-- START OF Task material --

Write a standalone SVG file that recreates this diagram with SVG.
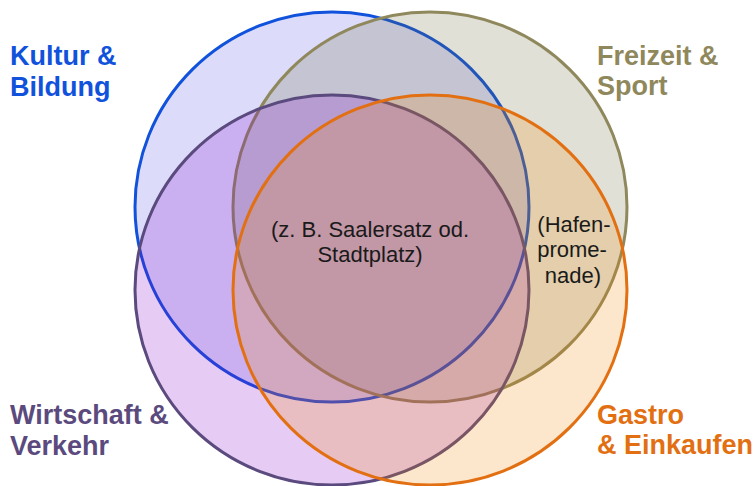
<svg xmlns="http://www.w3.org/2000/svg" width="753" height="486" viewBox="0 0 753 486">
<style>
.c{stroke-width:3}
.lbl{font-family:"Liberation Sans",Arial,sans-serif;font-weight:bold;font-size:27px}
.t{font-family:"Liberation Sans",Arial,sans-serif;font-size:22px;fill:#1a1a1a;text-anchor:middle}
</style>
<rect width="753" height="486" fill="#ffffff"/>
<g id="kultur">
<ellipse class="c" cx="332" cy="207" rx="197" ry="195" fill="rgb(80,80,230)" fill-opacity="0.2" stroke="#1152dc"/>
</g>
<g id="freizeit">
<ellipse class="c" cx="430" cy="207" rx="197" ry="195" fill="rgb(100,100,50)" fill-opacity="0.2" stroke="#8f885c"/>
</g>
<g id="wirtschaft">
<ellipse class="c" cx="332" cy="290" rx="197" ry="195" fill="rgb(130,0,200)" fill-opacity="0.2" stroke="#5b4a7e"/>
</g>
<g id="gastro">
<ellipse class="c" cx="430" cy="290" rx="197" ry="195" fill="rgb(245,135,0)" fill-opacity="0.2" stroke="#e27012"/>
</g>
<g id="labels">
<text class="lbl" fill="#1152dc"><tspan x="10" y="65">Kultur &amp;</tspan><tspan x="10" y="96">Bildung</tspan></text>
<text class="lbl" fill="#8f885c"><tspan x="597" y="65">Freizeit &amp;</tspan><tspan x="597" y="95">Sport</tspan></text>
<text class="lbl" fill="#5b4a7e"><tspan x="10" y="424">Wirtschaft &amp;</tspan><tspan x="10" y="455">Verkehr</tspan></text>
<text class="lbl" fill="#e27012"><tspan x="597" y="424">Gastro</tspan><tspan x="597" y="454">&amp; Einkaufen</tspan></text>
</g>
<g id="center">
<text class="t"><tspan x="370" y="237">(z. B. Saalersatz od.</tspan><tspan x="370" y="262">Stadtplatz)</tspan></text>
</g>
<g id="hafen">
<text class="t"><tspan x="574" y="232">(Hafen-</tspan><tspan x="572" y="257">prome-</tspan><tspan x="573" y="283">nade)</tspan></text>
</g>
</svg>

-- END OF Task material --
-- START OF Task material --

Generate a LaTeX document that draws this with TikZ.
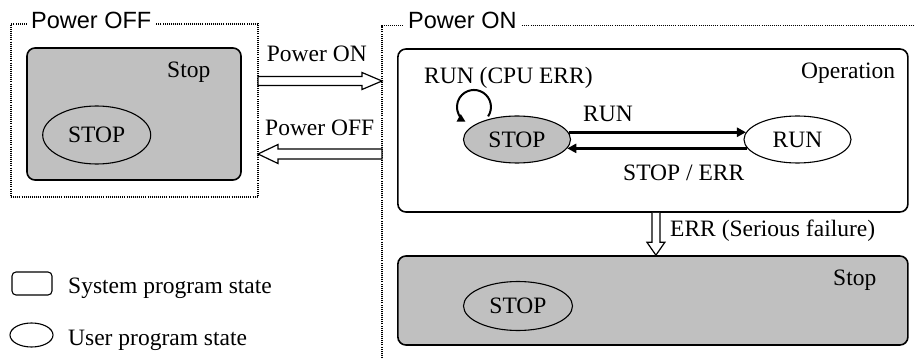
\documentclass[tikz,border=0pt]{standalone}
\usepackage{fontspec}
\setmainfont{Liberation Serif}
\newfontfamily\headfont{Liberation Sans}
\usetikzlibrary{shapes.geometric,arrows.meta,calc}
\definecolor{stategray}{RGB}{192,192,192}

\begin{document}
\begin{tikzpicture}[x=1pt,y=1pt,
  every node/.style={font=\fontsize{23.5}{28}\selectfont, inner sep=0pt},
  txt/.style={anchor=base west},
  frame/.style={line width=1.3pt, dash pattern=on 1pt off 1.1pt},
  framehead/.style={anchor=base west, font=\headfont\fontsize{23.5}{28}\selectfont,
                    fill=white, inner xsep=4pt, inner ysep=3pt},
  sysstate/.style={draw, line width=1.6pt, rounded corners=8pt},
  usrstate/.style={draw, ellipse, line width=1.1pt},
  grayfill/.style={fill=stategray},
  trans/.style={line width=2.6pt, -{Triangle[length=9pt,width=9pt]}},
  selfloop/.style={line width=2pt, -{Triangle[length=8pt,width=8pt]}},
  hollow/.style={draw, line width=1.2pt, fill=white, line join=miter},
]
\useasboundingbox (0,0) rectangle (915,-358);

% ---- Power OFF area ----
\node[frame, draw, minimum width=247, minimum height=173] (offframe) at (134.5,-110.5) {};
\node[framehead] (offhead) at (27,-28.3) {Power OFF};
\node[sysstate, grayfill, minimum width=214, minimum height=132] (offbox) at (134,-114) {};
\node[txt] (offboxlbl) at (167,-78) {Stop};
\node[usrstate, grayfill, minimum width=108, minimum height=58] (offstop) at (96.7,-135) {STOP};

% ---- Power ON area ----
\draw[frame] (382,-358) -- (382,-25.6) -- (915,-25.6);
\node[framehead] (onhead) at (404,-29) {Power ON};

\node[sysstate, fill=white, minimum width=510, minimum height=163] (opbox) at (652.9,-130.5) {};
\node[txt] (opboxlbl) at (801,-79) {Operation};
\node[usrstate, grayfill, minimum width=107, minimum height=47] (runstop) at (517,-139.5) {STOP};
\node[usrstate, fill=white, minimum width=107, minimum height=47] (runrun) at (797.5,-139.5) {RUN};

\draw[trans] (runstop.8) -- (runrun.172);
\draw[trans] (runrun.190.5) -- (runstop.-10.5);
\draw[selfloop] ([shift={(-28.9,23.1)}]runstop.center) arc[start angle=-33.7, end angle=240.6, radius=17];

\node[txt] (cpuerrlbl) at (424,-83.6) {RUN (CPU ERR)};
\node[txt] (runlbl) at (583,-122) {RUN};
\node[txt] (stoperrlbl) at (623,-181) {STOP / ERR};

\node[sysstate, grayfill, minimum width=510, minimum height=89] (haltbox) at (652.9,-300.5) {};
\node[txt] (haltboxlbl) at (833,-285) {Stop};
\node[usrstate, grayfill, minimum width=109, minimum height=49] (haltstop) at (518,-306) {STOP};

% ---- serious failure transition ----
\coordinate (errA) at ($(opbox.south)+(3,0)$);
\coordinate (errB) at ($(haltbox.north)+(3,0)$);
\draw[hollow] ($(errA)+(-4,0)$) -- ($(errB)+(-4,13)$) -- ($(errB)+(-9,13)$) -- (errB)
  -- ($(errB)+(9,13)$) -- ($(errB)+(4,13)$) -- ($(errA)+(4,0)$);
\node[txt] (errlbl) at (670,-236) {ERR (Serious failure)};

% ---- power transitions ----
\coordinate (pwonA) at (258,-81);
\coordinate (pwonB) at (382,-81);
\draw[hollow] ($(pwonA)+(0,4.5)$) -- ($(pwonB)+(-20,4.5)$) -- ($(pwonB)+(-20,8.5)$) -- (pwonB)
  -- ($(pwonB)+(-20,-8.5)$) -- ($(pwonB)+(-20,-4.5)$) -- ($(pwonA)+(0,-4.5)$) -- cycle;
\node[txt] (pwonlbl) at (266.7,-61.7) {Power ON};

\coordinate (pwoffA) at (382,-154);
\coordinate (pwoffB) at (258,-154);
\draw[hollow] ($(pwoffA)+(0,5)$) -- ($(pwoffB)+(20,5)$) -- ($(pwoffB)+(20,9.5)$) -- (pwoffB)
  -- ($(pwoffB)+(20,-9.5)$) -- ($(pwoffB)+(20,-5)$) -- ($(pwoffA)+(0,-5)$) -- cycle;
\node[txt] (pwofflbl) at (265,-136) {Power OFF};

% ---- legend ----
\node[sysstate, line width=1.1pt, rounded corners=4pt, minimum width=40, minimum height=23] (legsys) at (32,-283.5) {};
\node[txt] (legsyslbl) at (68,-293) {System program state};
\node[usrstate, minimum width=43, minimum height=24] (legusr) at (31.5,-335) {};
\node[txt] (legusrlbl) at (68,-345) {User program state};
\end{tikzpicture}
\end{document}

-- END OF Task material --
-- START OF Task material --

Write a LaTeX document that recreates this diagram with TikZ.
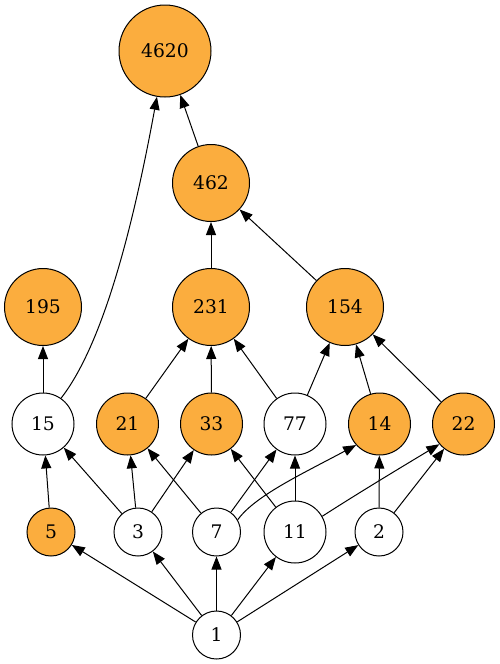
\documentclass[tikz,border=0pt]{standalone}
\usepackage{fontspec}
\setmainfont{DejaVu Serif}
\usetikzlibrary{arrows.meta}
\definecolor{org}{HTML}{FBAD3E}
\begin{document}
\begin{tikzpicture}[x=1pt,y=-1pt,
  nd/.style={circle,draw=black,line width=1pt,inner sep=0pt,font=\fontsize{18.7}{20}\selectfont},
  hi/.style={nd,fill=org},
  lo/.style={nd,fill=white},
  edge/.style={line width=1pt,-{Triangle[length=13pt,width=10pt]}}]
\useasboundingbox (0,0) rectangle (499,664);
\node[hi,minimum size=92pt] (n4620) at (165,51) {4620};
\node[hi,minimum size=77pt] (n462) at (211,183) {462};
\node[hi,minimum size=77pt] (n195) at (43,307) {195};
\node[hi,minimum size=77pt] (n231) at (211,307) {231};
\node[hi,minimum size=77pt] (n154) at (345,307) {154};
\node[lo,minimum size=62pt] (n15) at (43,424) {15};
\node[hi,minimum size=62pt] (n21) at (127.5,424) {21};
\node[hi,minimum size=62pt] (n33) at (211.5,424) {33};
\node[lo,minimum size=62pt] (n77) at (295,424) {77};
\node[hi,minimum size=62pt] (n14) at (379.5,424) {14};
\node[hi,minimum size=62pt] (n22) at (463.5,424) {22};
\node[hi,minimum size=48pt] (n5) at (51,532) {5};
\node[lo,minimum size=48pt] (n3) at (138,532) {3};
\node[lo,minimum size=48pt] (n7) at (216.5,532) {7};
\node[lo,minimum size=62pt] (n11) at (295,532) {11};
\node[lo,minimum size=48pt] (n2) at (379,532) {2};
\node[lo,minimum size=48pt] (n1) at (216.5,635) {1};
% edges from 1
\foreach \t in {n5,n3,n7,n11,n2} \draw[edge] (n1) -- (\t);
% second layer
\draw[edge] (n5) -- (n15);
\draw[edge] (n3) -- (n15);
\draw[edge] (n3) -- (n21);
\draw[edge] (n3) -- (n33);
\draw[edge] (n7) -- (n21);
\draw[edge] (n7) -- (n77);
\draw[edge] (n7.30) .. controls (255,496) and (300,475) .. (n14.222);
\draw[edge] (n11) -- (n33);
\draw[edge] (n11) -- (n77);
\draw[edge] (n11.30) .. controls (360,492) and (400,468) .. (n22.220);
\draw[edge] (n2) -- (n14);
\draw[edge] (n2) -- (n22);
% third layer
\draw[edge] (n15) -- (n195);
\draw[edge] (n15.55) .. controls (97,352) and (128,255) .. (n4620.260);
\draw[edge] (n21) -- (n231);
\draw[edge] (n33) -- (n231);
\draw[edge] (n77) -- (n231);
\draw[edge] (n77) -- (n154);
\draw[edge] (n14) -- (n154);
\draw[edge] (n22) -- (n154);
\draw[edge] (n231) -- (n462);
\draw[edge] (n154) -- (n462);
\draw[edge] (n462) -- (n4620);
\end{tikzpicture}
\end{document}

-- END OF Task material --

** Required work **
Give back exactly the lines from the one that holds "Generate a LaTeX" to the one that holds "minimum height=47] (runrun)", with both ends and without the images.

** Response **
Generate a LaTeX document that draws this with TikZ.
\documentclass[tikz,border=0pt]{standalone}
\usepackage{fontspec}
\setmainfont{Liberation Serif}
\newfontfamily\headfont{Liberation Sans}
\usetikzlibrary{shapes.geometric,arrows.meta,calc}
\definecolor{stategray}{RGB}{192,192,192}

\begin{document}
\begin{tikzpicture}[x=1pt,y=1pt,
  every node/.style={font=\fontsize{23.5}{28}\selectfont, inner sep=0pt},
  txt/.style={anchor=base west},
  frame/.style={line width=1.3pt, dash pattern=on 1pt off 1.1pt},
  framehead/.style={anchor=base west, font=\headfont\fontsize{23.5}{28}\selectfont,
                    fill=white, inner xsep=4pt, inner ysep=3pt},
  sysstate/.style={draw, line width=1.6pt, rounded corners=8pt},
  usrstate/.style={draw, ellipse, line width=1.1pt},
  grayfill/.style={fill=stategray},
  trans/.style={line width=2.6pt, -{Triangle[length=9pt,width=9pt]}},
  selfloop/.style={line width=2pt, -{Triangle[length=8pt,width=8pt]}},
  hollow/.style={draw, line width=1.2pt, fill=white, line join=miter},
]
\useasboundingbox (0,0) rectangle (915,-358);

% ---- Power OFF area ----
\node[frame, draw, minimum width=247, minimum height=173] (offframe) at (134.5,-110.5) {};
\node[framehead] (offhead) at (27,-28.3) {Power OFF};
\node[sysstate, grayfill, minimum width=214, minimum height=132] (offbox) at (134,-114) {};
\node[txt] (offboxlbl) at (167,-78) {Stop};
\node[usrstate, grayfill, minimum width=108, minimum height=58] (offstop) at (96.7,-135) {STOP};

% ---- Power ON area ----
\draw[frame] (382,-358) -- (382,-25.6) -- (915,-25.6);
\node[framehead] (onhead) at (404,-29) {Power ON};

\node[sysstate, fill=white, minimum width=510, minimum height=163] (opbox) at (652.9,-130.5) {};
\node[txt] (opboxlbl) at (801,-79) {Operation};
\node[usrstate, grayfill, minimum width=107, minimum height=47] (runstop) at (517,-139.5) {STOP};
\node[usrstate, fill=white, minimum width=107, minimum height=47] (runrun) at (797.5,-139.5) {RUN};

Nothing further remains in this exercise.